* [Supplied data]
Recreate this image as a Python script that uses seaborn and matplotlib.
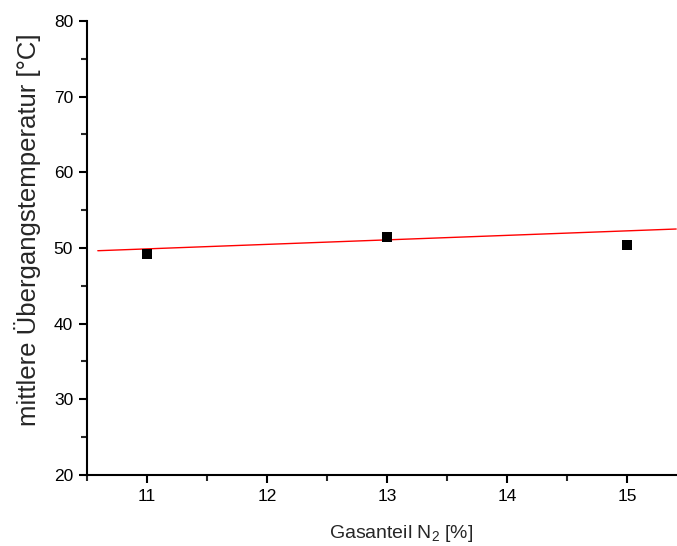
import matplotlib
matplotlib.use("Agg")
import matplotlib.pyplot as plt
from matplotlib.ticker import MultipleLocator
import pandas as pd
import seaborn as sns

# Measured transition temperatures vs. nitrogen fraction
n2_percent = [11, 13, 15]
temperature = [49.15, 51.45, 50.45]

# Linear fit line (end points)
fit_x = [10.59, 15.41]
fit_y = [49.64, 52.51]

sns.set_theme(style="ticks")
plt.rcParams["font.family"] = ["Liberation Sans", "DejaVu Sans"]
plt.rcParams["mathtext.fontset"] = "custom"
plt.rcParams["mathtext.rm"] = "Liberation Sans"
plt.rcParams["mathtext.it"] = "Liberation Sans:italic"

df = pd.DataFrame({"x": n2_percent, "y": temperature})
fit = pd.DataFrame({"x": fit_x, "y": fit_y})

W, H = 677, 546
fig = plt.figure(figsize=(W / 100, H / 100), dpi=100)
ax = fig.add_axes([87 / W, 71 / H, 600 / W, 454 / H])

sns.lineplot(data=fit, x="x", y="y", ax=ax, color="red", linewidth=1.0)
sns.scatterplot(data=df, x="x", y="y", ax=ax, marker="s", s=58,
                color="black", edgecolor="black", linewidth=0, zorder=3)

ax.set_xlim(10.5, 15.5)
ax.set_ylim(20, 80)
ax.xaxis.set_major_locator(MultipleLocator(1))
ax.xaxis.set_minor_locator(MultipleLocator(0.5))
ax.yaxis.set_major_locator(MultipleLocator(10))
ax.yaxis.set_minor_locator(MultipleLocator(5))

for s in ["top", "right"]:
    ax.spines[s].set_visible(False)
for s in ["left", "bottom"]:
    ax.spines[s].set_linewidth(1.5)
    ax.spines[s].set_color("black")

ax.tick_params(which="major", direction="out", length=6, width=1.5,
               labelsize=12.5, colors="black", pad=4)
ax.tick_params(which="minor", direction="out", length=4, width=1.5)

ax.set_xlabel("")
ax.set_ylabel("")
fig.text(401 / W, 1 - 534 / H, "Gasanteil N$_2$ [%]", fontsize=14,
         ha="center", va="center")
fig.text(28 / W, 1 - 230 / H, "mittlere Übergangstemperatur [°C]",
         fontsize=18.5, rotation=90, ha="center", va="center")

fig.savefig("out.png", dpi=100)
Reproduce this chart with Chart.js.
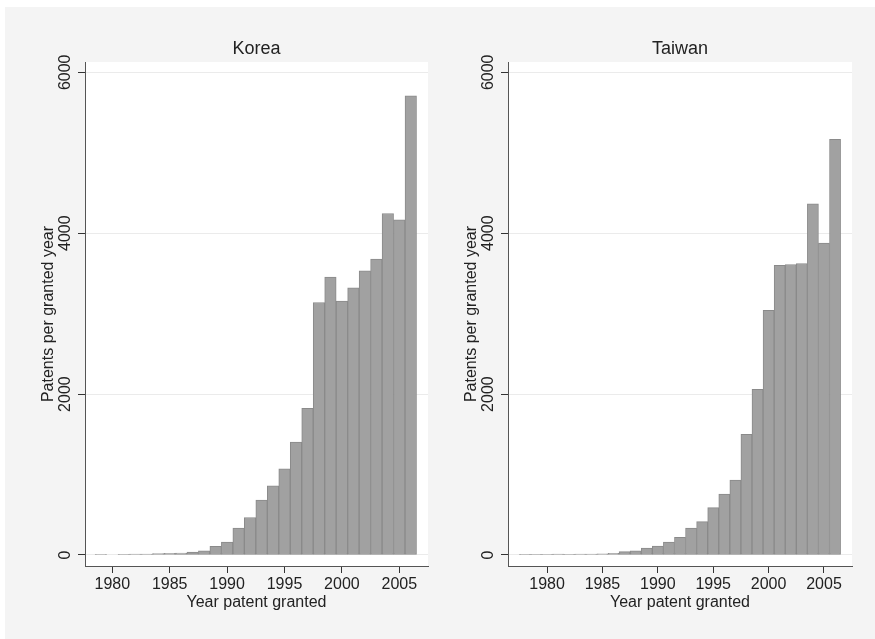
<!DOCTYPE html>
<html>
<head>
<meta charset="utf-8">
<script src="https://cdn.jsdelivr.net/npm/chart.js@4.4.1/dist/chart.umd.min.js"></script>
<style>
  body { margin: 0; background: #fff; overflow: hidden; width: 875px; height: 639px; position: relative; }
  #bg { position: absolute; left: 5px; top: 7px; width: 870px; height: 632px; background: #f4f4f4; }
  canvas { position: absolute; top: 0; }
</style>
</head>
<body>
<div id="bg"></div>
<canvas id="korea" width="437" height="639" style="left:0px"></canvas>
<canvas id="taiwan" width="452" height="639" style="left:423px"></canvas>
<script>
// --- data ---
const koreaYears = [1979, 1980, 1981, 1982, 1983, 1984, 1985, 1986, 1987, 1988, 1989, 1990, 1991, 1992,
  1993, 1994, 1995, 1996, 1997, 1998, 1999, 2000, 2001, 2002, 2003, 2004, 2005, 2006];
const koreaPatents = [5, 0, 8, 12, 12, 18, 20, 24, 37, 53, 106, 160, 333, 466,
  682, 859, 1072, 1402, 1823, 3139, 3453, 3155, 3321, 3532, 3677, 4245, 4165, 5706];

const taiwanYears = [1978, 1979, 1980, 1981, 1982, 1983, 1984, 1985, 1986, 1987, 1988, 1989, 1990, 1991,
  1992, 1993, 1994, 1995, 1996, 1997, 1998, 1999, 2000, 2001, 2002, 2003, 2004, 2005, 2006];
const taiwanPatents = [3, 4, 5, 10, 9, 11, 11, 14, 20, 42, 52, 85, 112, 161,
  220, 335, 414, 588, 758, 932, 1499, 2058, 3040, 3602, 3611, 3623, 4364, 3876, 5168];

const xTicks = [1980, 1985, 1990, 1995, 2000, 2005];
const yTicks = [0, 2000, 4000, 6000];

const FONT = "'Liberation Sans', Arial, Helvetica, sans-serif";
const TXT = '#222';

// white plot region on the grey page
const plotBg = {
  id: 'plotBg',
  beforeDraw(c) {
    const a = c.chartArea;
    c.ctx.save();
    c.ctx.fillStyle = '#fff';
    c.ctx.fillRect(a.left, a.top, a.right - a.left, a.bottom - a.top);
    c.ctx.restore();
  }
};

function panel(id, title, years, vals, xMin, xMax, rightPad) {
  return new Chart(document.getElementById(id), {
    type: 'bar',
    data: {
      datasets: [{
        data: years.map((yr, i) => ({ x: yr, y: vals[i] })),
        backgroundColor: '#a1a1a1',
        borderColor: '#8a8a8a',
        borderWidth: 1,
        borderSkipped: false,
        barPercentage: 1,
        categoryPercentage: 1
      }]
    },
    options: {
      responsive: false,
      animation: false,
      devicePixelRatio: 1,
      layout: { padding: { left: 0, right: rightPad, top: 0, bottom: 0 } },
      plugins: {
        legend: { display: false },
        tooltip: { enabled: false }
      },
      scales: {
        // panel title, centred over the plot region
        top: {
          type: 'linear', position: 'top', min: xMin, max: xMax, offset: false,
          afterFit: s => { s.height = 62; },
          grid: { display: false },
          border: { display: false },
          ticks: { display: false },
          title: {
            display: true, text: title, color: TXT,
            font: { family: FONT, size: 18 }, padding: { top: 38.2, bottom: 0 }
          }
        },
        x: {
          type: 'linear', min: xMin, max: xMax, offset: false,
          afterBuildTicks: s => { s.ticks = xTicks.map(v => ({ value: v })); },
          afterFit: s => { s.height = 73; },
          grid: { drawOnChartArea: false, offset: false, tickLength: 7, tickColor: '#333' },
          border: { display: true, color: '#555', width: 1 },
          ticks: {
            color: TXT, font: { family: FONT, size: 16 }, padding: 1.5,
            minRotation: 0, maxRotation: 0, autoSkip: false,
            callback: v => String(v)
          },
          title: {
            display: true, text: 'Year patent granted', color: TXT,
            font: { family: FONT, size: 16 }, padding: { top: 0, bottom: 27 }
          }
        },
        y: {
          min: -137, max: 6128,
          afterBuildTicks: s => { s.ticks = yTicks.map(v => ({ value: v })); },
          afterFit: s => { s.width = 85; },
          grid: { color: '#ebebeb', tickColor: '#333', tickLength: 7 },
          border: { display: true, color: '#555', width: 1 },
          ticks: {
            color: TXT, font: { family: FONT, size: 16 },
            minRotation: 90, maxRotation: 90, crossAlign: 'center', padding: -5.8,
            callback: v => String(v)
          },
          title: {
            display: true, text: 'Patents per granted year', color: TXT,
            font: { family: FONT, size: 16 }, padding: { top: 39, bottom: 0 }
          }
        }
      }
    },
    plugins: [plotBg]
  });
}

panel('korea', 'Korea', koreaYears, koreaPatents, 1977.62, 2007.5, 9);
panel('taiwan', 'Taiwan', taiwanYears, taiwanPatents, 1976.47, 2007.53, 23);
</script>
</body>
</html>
---
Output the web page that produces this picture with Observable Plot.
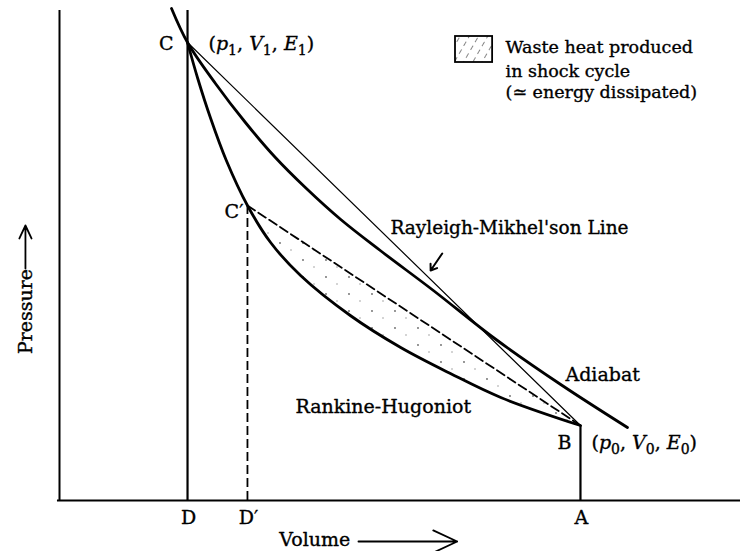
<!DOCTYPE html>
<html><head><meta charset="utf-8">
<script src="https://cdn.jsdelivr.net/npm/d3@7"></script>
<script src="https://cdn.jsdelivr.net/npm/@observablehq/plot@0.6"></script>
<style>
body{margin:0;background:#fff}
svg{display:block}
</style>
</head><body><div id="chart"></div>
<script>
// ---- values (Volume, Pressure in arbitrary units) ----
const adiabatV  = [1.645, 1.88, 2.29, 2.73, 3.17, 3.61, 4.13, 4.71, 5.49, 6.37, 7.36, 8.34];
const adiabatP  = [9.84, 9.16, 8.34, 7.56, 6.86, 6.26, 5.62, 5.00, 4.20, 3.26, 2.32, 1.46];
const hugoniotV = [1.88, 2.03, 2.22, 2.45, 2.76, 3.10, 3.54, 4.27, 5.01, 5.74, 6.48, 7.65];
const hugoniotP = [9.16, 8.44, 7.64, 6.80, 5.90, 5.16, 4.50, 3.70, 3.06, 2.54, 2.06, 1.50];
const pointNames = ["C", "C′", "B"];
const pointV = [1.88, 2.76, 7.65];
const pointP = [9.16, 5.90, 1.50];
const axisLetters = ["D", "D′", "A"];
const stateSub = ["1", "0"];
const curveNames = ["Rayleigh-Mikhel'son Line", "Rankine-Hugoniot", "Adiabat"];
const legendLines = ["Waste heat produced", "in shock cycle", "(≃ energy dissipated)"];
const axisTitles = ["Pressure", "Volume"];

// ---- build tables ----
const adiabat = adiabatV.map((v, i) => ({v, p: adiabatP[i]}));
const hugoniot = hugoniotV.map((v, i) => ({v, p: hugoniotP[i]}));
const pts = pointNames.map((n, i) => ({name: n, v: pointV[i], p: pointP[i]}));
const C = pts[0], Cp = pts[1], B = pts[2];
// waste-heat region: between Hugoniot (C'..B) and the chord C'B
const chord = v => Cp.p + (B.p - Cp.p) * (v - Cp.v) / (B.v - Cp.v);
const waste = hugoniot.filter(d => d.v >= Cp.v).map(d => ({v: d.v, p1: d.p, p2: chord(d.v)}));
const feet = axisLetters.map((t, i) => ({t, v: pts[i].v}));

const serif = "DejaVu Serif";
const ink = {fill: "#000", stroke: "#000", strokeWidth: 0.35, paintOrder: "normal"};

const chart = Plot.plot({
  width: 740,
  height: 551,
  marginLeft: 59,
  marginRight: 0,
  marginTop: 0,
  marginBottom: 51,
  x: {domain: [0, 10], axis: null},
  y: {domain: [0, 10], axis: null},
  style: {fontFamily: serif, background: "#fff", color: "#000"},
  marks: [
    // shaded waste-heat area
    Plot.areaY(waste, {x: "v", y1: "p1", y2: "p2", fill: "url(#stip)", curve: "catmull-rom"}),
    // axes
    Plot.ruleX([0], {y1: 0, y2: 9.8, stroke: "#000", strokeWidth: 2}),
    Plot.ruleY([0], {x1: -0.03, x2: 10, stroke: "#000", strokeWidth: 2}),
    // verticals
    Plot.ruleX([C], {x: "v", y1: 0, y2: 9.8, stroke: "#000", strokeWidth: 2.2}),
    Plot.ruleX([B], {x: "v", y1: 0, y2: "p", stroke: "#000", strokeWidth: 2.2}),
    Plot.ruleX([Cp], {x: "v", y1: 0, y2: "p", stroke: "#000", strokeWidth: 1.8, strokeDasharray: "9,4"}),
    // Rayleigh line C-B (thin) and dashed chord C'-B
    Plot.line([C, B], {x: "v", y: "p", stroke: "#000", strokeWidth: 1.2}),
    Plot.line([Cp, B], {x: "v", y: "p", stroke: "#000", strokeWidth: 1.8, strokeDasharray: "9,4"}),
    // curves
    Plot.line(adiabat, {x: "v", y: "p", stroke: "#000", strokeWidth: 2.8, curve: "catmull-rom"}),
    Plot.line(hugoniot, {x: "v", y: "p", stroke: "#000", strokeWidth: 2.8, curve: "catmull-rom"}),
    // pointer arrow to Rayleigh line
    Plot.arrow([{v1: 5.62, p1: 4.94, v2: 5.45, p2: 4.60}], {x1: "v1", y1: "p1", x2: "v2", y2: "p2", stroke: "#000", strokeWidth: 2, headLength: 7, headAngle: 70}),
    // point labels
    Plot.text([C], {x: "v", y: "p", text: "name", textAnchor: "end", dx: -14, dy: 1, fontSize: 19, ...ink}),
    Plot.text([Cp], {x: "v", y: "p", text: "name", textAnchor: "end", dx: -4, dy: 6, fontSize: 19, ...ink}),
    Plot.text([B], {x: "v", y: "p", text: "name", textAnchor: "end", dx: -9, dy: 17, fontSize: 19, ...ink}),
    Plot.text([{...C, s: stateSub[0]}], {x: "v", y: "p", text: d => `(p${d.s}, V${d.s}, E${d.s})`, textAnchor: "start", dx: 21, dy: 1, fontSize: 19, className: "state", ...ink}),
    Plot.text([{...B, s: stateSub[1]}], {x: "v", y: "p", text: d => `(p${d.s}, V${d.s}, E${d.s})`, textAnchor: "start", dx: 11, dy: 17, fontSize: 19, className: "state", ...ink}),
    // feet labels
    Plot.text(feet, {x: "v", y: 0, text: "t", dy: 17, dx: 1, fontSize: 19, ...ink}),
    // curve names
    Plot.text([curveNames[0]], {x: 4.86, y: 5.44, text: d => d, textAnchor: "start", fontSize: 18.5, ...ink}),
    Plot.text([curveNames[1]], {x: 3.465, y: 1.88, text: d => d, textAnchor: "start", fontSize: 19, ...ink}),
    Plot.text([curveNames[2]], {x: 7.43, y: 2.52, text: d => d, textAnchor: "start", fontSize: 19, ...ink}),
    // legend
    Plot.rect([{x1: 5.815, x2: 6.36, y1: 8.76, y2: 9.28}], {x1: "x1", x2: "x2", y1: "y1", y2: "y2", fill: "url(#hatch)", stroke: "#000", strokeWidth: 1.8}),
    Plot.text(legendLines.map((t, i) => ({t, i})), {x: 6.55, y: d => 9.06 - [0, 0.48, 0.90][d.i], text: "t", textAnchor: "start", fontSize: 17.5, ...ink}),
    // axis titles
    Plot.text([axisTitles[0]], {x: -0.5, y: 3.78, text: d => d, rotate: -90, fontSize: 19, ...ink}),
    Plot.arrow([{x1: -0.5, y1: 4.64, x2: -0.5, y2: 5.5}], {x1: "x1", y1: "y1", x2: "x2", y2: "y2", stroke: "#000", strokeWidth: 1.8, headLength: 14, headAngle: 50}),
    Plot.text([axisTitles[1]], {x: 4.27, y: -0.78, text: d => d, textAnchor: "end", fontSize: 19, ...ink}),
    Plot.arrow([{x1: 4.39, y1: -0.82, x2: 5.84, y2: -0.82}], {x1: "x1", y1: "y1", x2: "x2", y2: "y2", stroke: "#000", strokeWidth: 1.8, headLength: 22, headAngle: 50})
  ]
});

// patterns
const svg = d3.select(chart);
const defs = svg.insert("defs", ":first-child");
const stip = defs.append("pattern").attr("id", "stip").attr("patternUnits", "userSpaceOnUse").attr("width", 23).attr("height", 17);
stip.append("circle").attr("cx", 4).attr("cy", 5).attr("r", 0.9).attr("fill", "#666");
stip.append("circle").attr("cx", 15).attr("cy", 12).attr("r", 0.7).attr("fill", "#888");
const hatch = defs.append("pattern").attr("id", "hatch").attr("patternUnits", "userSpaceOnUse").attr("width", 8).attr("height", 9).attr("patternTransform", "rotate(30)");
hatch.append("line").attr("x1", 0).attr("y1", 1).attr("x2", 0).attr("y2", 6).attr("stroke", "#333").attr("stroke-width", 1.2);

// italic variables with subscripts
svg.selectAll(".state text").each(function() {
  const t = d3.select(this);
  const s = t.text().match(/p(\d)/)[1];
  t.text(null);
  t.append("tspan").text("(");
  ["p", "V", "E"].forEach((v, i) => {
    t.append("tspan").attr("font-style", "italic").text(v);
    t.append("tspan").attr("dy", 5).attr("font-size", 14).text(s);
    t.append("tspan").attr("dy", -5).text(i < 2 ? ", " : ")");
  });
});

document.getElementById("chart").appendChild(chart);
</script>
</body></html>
---
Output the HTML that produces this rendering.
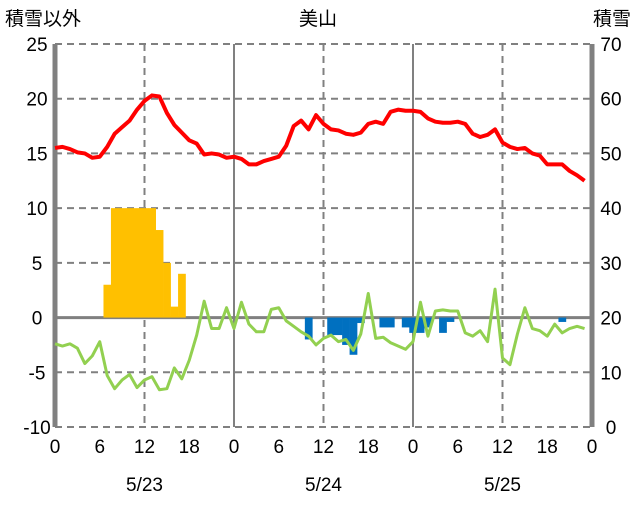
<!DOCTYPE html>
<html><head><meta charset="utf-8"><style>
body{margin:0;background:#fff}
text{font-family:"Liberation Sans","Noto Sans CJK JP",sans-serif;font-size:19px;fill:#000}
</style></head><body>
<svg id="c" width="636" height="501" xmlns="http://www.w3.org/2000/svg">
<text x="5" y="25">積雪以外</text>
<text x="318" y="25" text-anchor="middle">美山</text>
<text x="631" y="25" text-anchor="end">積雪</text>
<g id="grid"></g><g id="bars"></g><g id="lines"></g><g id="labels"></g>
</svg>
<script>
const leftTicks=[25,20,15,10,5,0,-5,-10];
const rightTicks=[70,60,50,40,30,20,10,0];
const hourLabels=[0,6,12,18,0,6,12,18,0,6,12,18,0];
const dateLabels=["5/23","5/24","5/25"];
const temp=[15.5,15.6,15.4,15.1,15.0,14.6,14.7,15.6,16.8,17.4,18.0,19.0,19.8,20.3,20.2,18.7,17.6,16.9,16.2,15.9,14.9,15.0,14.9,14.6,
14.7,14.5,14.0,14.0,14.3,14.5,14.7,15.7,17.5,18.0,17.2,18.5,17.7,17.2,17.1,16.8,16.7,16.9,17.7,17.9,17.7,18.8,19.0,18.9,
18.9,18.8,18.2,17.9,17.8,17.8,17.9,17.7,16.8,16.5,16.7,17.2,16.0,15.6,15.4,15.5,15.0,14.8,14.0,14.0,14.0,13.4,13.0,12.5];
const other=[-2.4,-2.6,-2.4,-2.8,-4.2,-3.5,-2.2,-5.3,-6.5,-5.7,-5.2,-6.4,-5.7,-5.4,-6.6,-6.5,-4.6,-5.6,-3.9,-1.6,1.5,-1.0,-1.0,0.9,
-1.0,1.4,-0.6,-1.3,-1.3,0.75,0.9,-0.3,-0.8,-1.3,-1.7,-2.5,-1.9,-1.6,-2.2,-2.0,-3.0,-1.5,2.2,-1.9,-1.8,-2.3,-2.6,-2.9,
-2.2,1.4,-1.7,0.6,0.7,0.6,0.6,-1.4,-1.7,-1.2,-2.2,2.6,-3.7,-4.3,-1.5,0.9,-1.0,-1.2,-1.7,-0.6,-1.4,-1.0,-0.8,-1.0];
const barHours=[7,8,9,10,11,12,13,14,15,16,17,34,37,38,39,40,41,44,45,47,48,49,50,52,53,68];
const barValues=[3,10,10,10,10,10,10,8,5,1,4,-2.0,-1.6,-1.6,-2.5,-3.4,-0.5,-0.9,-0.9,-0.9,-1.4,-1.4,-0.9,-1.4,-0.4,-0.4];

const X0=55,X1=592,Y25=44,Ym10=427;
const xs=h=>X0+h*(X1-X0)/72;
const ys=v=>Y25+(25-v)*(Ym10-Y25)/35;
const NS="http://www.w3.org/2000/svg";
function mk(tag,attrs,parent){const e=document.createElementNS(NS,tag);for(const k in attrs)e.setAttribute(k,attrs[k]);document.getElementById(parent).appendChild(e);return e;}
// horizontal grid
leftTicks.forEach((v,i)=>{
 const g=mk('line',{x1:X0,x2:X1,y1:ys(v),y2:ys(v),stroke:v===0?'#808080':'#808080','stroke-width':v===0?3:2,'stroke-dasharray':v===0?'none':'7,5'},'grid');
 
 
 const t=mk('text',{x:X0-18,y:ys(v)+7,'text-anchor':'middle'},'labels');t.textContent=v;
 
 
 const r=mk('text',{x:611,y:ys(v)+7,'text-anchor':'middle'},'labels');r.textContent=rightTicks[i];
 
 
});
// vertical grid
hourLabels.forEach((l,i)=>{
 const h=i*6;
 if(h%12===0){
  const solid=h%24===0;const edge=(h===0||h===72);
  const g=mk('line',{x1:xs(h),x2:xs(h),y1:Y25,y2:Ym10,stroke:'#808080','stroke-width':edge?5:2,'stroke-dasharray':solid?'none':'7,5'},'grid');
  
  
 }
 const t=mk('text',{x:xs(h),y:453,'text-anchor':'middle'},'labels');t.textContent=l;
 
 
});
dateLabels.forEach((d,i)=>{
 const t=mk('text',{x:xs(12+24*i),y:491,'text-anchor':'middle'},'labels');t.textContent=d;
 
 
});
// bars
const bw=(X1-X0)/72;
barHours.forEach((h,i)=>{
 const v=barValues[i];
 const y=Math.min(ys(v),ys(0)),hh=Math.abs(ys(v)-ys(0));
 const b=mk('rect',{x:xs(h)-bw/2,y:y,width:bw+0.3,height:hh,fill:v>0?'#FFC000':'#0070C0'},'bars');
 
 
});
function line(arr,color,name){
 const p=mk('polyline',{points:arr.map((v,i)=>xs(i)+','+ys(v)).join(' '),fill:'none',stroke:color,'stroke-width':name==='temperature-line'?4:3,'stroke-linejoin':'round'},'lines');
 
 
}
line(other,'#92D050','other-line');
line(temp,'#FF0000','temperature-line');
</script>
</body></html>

* [Exercise requirements] Looking at the entries above, how many lines contain the word "this"? Answer with the number alone.

* [Task solution] 5